_EXERCISE OBJECTIVE_
Collect each line of the records containing the string "this".

_EXTRACTED MATERIAL_
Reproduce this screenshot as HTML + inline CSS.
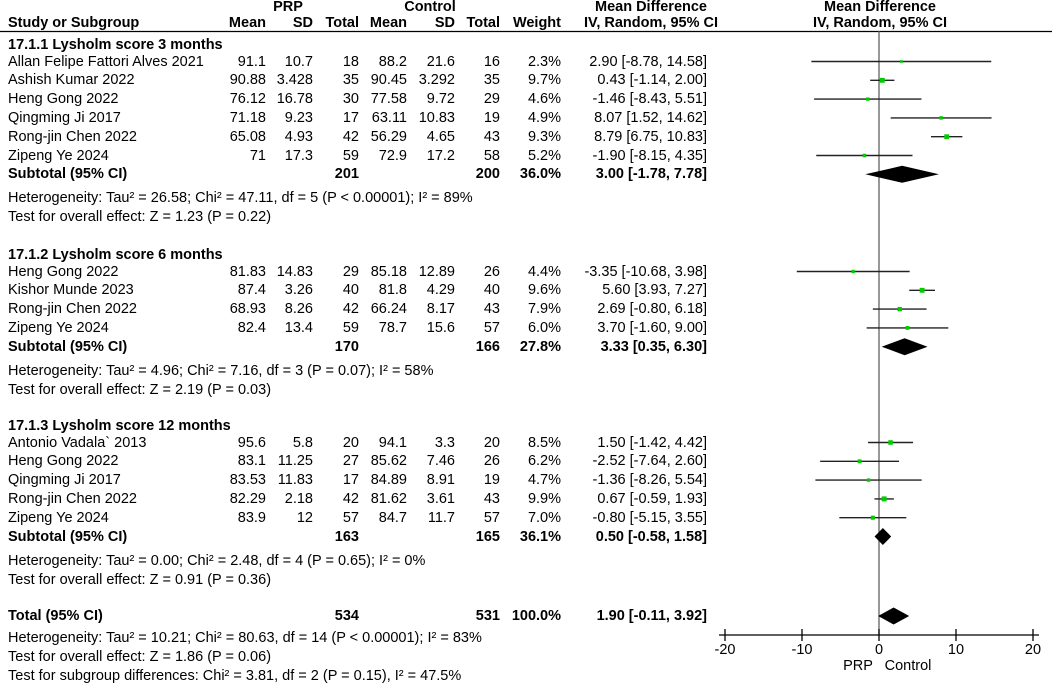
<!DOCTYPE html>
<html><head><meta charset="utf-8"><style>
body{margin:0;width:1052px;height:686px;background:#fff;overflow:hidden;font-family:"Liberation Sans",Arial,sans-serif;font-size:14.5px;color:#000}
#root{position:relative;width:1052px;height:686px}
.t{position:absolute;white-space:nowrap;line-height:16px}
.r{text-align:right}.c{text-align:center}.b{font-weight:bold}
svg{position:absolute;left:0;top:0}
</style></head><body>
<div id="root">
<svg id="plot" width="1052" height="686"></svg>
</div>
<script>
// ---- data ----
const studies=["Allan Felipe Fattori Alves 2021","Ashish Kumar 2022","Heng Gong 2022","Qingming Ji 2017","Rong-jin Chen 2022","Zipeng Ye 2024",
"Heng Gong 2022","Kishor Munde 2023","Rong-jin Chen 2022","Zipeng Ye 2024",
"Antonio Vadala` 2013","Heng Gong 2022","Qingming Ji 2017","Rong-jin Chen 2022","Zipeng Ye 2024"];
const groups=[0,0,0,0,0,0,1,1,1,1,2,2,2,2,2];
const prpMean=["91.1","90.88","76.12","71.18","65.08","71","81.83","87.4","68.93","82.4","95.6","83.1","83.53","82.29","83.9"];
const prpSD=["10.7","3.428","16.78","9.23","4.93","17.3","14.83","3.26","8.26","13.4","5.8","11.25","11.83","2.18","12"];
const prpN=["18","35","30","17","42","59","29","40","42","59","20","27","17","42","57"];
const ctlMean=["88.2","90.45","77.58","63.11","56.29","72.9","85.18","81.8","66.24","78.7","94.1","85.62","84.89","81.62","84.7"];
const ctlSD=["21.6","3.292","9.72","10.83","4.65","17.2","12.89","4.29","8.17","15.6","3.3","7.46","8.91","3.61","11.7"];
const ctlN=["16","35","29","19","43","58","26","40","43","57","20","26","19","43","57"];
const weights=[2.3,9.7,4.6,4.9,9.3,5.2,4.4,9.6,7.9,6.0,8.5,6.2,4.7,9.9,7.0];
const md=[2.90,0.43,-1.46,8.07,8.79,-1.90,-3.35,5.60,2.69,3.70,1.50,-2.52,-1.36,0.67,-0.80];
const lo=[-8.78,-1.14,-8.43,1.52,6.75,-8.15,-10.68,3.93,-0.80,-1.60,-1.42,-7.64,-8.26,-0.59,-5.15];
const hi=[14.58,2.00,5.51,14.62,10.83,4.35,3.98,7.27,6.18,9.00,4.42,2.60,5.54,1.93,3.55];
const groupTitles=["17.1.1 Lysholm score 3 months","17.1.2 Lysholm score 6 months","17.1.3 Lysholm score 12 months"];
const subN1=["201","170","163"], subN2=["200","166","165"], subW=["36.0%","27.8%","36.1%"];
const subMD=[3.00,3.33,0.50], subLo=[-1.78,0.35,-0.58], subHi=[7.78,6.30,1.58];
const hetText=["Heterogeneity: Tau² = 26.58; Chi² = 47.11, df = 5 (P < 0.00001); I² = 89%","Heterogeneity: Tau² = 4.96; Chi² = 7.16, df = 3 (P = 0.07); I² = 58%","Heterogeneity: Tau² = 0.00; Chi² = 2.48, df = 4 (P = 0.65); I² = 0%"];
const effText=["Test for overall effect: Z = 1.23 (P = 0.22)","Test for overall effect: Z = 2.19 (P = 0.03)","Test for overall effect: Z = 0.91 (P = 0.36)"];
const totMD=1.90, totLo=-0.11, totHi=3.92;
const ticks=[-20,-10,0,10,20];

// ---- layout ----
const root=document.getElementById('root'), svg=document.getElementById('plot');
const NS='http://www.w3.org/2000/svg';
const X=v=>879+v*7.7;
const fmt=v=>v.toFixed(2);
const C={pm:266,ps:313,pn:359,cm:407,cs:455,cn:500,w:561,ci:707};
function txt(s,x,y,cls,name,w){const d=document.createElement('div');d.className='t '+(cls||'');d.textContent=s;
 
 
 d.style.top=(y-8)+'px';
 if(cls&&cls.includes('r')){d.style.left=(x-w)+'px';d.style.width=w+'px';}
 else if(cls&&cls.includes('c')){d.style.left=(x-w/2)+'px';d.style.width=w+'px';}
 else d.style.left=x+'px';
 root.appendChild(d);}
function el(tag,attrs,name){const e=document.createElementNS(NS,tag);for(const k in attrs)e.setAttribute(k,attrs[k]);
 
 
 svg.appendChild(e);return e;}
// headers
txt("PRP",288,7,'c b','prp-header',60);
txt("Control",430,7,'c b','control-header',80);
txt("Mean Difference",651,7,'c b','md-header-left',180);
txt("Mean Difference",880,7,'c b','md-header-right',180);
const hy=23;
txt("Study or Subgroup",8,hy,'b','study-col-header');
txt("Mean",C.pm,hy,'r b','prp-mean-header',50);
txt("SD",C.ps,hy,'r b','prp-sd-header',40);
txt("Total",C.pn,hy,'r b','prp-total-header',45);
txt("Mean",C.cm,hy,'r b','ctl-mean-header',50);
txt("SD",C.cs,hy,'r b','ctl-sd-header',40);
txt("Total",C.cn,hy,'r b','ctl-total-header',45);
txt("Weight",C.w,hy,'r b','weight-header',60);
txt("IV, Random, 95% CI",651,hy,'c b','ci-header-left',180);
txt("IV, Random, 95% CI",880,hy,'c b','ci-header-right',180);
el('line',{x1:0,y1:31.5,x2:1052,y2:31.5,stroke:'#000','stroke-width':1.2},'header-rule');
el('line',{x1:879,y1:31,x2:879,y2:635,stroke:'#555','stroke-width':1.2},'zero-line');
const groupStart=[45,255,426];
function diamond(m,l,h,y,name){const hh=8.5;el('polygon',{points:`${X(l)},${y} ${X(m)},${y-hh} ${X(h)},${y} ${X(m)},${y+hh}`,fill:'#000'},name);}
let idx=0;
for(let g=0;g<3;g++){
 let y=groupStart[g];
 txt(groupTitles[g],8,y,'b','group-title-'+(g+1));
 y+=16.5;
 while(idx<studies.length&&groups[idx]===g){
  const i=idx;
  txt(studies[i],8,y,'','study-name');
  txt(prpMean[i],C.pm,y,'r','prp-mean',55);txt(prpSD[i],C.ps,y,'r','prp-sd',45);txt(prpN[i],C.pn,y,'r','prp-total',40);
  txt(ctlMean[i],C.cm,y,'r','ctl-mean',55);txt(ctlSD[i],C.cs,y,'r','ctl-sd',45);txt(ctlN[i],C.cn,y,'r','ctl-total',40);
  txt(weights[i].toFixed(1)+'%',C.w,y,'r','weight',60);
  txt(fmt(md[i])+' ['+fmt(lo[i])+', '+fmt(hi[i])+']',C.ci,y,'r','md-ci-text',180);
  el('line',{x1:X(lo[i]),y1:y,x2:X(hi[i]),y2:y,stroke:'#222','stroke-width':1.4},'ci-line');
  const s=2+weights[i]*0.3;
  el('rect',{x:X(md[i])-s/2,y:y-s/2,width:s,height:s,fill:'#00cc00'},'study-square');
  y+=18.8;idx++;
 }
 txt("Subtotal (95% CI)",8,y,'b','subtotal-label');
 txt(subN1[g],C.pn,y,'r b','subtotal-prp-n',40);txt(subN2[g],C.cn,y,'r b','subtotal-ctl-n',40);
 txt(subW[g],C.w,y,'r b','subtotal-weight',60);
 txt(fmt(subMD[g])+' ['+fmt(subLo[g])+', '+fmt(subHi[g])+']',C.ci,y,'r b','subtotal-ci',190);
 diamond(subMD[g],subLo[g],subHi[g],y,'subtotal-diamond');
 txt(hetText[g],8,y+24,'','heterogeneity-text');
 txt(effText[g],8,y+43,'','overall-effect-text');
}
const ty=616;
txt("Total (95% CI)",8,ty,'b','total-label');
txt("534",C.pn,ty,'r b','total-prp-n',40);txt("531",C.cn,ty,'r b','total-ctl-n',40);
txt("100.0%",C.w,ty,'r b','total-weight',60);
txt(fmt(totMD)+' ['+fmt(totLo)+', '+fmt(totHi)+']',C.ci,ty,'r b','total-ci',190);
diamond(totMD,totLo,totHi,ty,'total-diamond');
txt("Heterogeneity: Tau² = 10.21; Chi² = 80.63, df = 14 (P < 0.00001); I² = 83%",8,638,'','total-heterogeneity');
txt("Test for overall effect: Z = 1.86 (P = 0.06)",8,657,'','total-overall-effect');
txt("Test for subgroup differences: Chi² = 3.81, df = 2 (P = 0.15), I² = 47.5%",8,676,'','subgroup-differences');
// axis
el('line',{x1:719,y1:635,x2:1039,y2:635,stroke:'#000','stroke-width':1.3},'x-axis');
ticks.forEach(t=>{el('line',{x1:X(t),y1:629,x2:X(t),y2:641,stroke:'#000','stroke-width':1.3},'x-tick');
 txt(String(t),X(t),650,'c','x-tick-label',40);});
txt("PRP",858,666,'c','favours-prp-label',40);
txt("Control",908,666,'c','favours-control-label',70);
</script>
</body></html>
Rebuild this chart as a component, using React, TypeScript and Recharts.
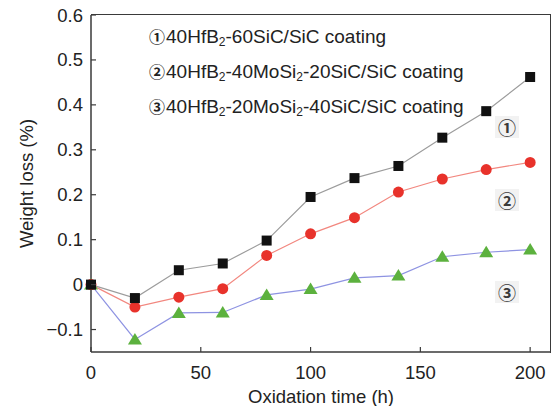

_EXPECTED ANSWER_
Reproduce this screenshot as HTML + inline CSS.
Rebuild this chart as a component, using React, TypeScript and Recharts.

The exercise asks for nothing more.